This is part of my Cocktail Basics series. These posts are here to help you build better cocktails by demystifying ingredients and explaining core concepts.

Making Simple Syrup for Cocktails

Simple syrup is accurately named. Making a batch is dead easy and it is indeed syrupy. You can buy simple syrup but there’s no point when you can make simple syrup for cocktails with just two ingredients.

To make simple syrup, combine equal parts sugar and hot water in a sauce pan. Heat on low and stir until sugar is completely dissolved. Don’t let it boil.

Once it cools, store it in the fridge. I keep mine in a plastic squeeze bottle because it eliminates mess and makes it easy to measure out what I need.

Here’s an awesome simple syrup hack from The New Cocktail Hour, my all-time favorite cocktail book:

  • add an ounce of vodka to the syrup and it will keep for months in the fridge.
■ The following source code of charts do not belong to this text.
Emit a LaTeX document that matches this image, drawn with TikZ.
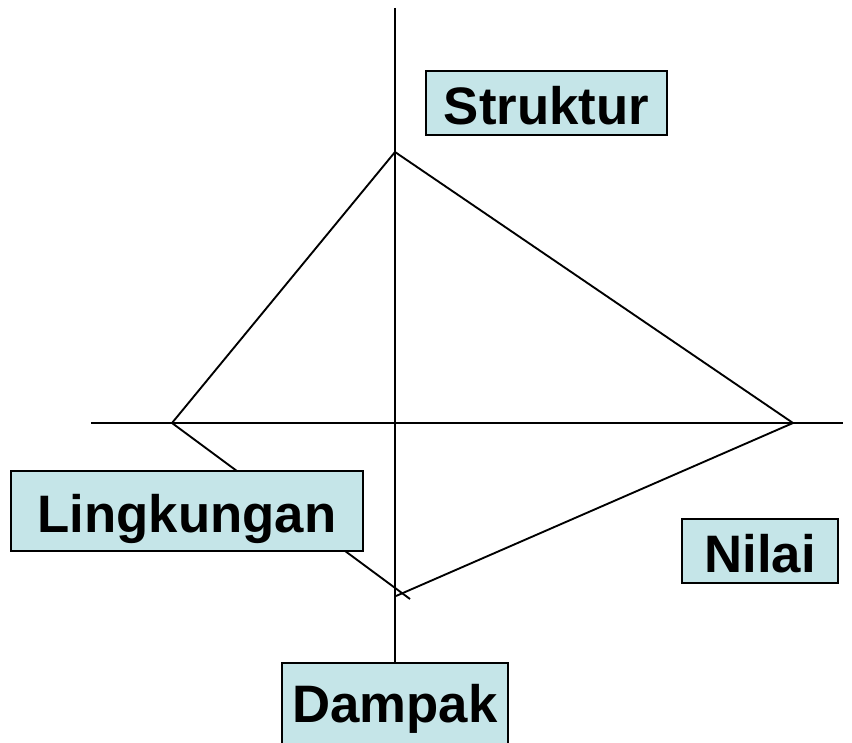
\documentclass[tikz,border=0pt]{standalone}
\usepackage{fontspec}
\setmainfont{Liberation Sans}
\tikzset{
  label box/.style={draw=black, line width=1.6pt, fill=boxcyan, inner sep=0pt,
    text height=36pt, text depth=0pt,
    font=\fontsize{45}{54}\selectfont\bfseries},
}
\definecolor{boxcyan}{HTML}{C5E5E8}
\begin{document}
\begin{tikzpicture}[x=0.03cm,y=0.03cm,line width=1.6pt]
\useasboundingbox (0,0) rectangle (852,742);
% axes
\coordinate (ytop) at (395,734);
\coordinate (ybot) at (395,77);
\coordinate (xleft) at (91,319);
\coordinate (xright) at (843,319);
\draw (ytop) -- (ybot);
\draw (xleft) -- (xright);
% corners of the kite
\coordinate (top) at (395,590);
\coordinate (left) at (172,319);
\coordinate (right) at (793,319);
\coordinate (lowA) at (410,143);
\coordinate (lowB) at (396,146);
\draw (left) -- (top) -- (right);
\draw (left) -- (lowA);
\draw (right) -- (lowB);
% labels
\node[label box, minimum width=7.23cm, minimum height=1.92cm] (struktur) at (546.5,639) {Struktur};
\node[label box, minimum width=10.56cm, minimum height=2.4cm] (lingkungan) at (187,231) {Lingkungan};
\node[label box, minimum width=4.68cm, minimum height=1.92cm] (nilai) at (760,191) {Nilai};
% runs off the bottom edge
\node[label box, text depth=12pt, minimum width=6.78cm, minimum height=2.7cm] (dampak) at (395,34) {Dampak};
\end{tikzpicture}
\end{document}
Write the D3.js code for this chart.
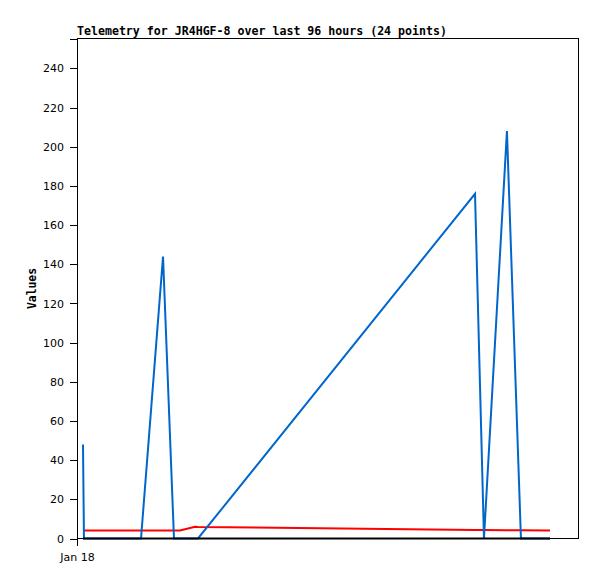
<!DOCTYPE html>
<html>
<head>
<meta charset="utf-8">
<script src="https://cdn.jsdelivr.net/npm/d3@7"></script>
<style>
  html, body { margin: 0; padding: 0; background: #fff; }
  svg { display: block; }
</style>
</head>
<body>
<script>
// ---- Data ----
const titleText = "Telemetry for JR4HGF-8 over last 96 hours (24 points)";
const yLabel = "Values";
const times = [
  "2024-01-18T01:09", "2024-01-18T01:20", "2024-01-18T12:16", "2024-01-18T16:29",
  "2024-01-18T18:35", "2024-01-18T19:44", "2024-01-18T22:37", "2024-01-18T23:11",
  "2024-01-21T04:16", "2024-01-21T05:59", "2024-01-21T10:23", "2024-01-21T13:04",
  "2024-01-21T18:38"
];
const blueValues  = [48, 0, 0, 144, 0, 0, 0, 0, 176, 0, 208, 0, 0];
const redValues   = [4.1, 4.1, 4.1, 4.1, 4.1, 4.1, 6.0, 5.9, 4.4, 4.3, 4.2, 4.2, 4.1];
const blackValues = [0, 0, 0, 0, 0, 0, 0, 0, 0, 0, 0, 0, 0];
const yTicks = [0, 20, 40, 60, 80, 100, 120, 140, 160, 180, 200, 220, 240];
const xDomain = ["2024-01-18T00:00", "2024-01-22T00:00"];
const xTickLabels = ["Jan 18"];

// ---- Layout ----
const W = 597, H = 579;
const mLeft = 77, mRight = 578, mTop = 38.5, mBottom = 538.5;

const parse = d3.utcParse("%Y-%m-%dT%H:%M");
const dates = times.map(parse);

const svg = d3.select("body").append("svg")
  .attr("width", W).attr("height", H)
  .style("font-family", "'DejaVu Sans', sans-serif");

const x = d3.scaleUtc().domain(xDomain.map(parse)).range([mLeft, mRight]);
const y = d3.scaleLinear().domain([0, 255.3]).range([mBottom, mTop]);

// frame
svg.append("rect")
  .attr("x", mLeft).attr("y", mTop)
  .attr("width", mRight - mLeft).attr("height", mBottom - mTop)
  .attr("fill", "none").attr("stroke", "#000").attr("stroke-width", 1)
  .attr("shape-rendering", "crispEdges");

// title
svg.append("text")
  .attr("x", mLeft).attr("y", 35)
  .attr("font-family", "'DejaVu Sans Mono', 'Liberation Mono', monospace")
  .attr("font-weight", "bold").attr("font-size", 11.6)
  .text(titleText);

// y axis
const yAxis = d3.axisLeft(y).tickValues(yTicks).tickSize(7).tickPadding(6).tickFormat(d3.format("d"));
const gy = svg.append("g").attr("transform", `translate(${mLeft},0)`).call(yAxis);
gy.select(".domain").attr("stroke", "#000").attr("shape-rendering", "crispEdges");
gy.selectAll(".tick line").attr("stroke", "#000").attr("shape-rendering", "crispEdges");
gy.selectAll(".tick text").attr("font-size", 11).attr("fill", "#000")
  .attr("font-family", "'DejaVu Sans', sans-serif");

// x axis
const xAxis = d3.axisBottom(x)
  .tickValues([parse(xDomain[0])])
  .tickSize(7).tickPadding(8)
  .tickFormat((d, i) => xTickLabels[i]);
const gx = svg.append("g").attr("transform", `translate(0,${mBottom})`).call(xAxis);
gx.select(".domain").remove();
gx.selectAll(".tick line").attr("stroke", "#000").attr("shape-rendering", "crispEdges");
gx.selectAll(".tick text").attr("font-size", 11).attr("fill", "#000")
  .attr("font-family", "'DejaVu Sans', sans-serif");

// y label
svg.append("text")
  .attr("transform", `translate(36,${(mTop + mBottom) / 2}) rotate(-90)`)
  .attr("text-anchor", "middle")
  .attr("font-family", "'DejaVu Sans Mono', 'Liberation Mono', monospace")
  .attr("font-weight", "bold").attr("font-size", 11.4)
  .text(yLabel);

// series
const line = d3.line().x((d, i) => x(dates[i])).y(d => y(d));
function drawSeries(vals, color) {
  svg.append("path")
    .datum(vals)
    .attr("d", line)
    .attr("fill", "none")
    .attr("stroke", color)
    .attr("stroke-width", 2)
    .attr("stroke-linejoin", "miter");
}
drawSeries(redValues, "#ff0000");
drawSeries(blueValues, "#0066cc");
drawSeries(blackValues, "#000000");
</script>
</body>
</html>
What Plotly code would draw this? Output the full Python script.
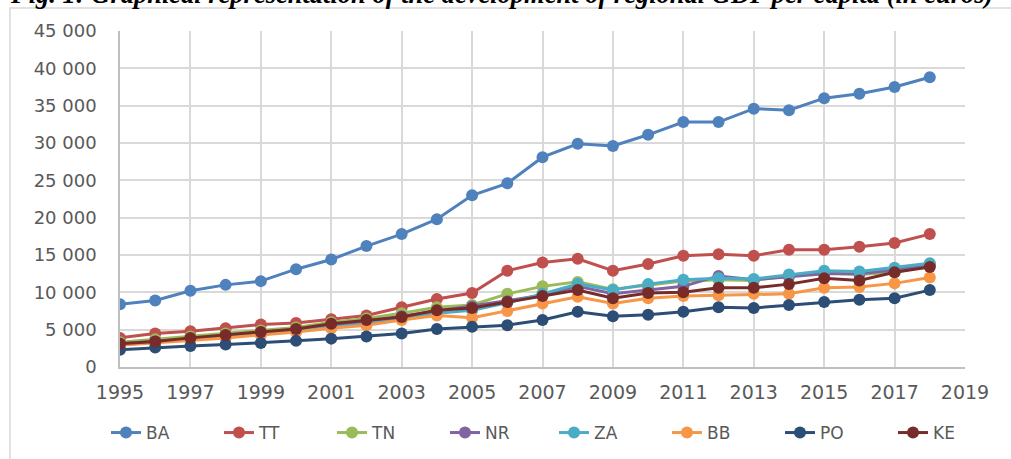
import plotly.graph_objects as go

years = list(range(1995, 2019))
BA = [8400, 8900, 10200, 11000, 11500, 13100, 14400, 16200, 17800, 19800, 23000, 24600, 28100, 29900, 29600, 31100, 32800, 32800, 34600, 34400, 36000, 36600, 37500, 38800]
TT = [3900, 4500, 4800, 5200, 5700, 5900, 6400, 6900, 8000, 9100, 9900, 12900, 14000, 14500, 12900, 13800, 14900, 15100, 14900, 15700, 15700, 16100, 16600, 17800]
TN = [3300, 3700, 4100, 4500, 4900, 5300, 6000, 6500, 7200, 8000, 8300, 9800, 10800, 11400, 10400, 10900, 11500, 11700, 11600, 12200, 12600, 12400, 12700, 13600]
NR = [3100, 3400, 3800, 4200, 4600, 5000, 5600, 6100, 6800, 7500, 8100, 8800, 9600, 10800, 9800, 10300, 10800, 12200, 11700, 12100, 12500, 12500, 13000, 13700]
ZA = [3000, 3300, 3700, 4000, 4400, 4800, 5300, 5800, 6500, 7200, 7600, 8600, 9800, 11100, 10300, 11100, 11700, 11900, 11800, 12400, 12900, 12800, 13300, 13900]
BB = [2900, 3200, 3600, 3900, 4300, 4700, 5200, 5600, 6300, 6900, 6600, 7500, 8500, 9400, 8500, 9200, 9500, 9600, 9800, 9800, 10600, 10700, 11200, 12000]
PO = [2300, 2600, 2800, 3000, 3200, 3500, 3800, 4100, 4500, 5100, 5400, 5600, 6300, 7400, 6800, 7000, 7400, 8000, 7900, 8300, 8700, 9000, 9200, 10300]
KE = [3100, 3400, 3900, 4300, 4700, 5100, 5800, 6300, 6700, 7600, 7900, 8700, 9500, 10300, 9200, 9900, 10000, 10600, 10600, 11100, 11900, 11600, 12700, 13400]

series = [("BA", BA, "#4F81BD"), ("TT", TT, "#C0504D"), ("TN", TN, "#9BBB59"),
          ("NR", NR, "#8064A2"), ("ZA", ZA, "#4BACC6"), ("BB", BB, "#F79646"),
          ("PO", PO, "#2C4D75"), ("KE", KE, "#772C2A")]

title_text = "Fig. 1: Graphical representation of the development of regional GDP per capita (in euros)"

fig = go.Figure()
for i, (name, vals, col) in enumerate(series):
    fig.add_trace(go.Scatter(x=years, y=vals, name=name, mode="lines+markers",
                             legend="legend" if i < 4 else "legend2",
                             line=dict(color=col, width=3),
                             marker=dict(color=col, size=12, symbol="circle")))

W, H = 1011, 459
L, R, T, B = 120, 46, 31, 92
pw, ph = W - L - R, H - T - B

def px_x(p):
    return (p - L) / pw

def px_y(p):
    return (H - B - p) / ph

leg_font = dict(family="DejaVu Sans", size=17, color="#595959")
leg_common = dict(orientation="h", xanchor="left", y=px_y(433), yanchor="middle",
                  entrywidth=68, entrywidthmode="pixels", font=leg_font,
                  bgcolor="rgba(0,0,0,0)", borderwidth=0)

fig.update_layout(
    width=W, height=H,
    margin=dict(l=L, r=R, t=T, b=B, autoexpand=False),
    paper_bgcolor="white", plot_bgcolor="white",
    separators=". ",
    font=dict(family="DejaVu Sans", size=17, color="#595959"),
    showlegend=True,
    legend=dict(x=px_x(106), **leg_common),
    legend2=dict(x=px_x(106 + 448), **leg_common),
    xaxis=dict(range=[1995, 2019], tick0=1995, dtick=2, showgrid=True,
               gridcolor="#d9d9d9", gridwidth=1.5, showline=True,
               linecolor="#bfbfbf", linewidth=1.5, ticks="", zeroline=False,
               ticklabelstandoff=7,
               tickfont=dict(family="DejaVu Sans", size=19, color="#595959")),
    yaxis=dict(range=[0, 45000], dtick=5000, tickformat=",d", showgrid=True,
               gridcolor="#d9d9d9", gridwidth=1.5, showline=True,
               linecolor="#bfbfbf", linewidth=1.5, ticks="", zeroline=False,
               ticklabelstandoff=18,
               tickfont=dict(family="DejaVu Sans", size=18, color="#595959")),
    shapes=[dict(type="rect", xref="paper", yref="paper",
                 x0=px_x(10), x1=px_x(1016), y0=px_y(464), y1=px_y(8),
                 line=dict(color="#d9d9d9", width=1.5), layer="below")],
    annotations=[dict(text="<b><i>" + title_text + "</i></b>", showarrow=False,
                      xref="paper", yref="paper", x=px_x(8), xanchor="left",
                      y=px_y(-6), yanchor="middle",
                      font=dict(family="Liberation Serif", size=26.5, color="black"))],
)

fig.write_html("out.html", config={"displayModeBar": False},
               post_script="document.body.style.margin='0px';")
How to Make Flavored Syrup

Once you’ve learned how to make simple syrup, you can infuse it  with herbs, spices, fruit or other flavor agents. While the syrup is still warm, introduce the flavoring agents to the syrup. Let the mix infuse until you’re satisfied with the strength of the flavor.  The warm syrup gently draws out flavor without breaking down delicate oils. It’s better to add more herbs, etc to deepen the flavor than to use additional heat.

A few ideas:

  • infuse simple syrup with fresh mint for juleps or mojitos – this is a great way to preserve fresh mint during the summer
  • thyme or basil infused syrup is excellent in gin drinks, especially a gin and tonic
  • a few drops of lemon, grapefruit, or orange oil expressed into the syrup adds fruity depth and is fantastic in any drink that features citrus

After the syrup is sufficiently flavored, pour it through a strainer to remove the flavoring agents.

That’s all there is to making basic simple syrup for cocktails or flavored syrup. You can use regular old granulated sugar but demerera sugar, raw sugar or other types of sugar change the flavor and add interesting new notes. It’s worth experimenting to see which sugar you like best or which best suits a particular drink.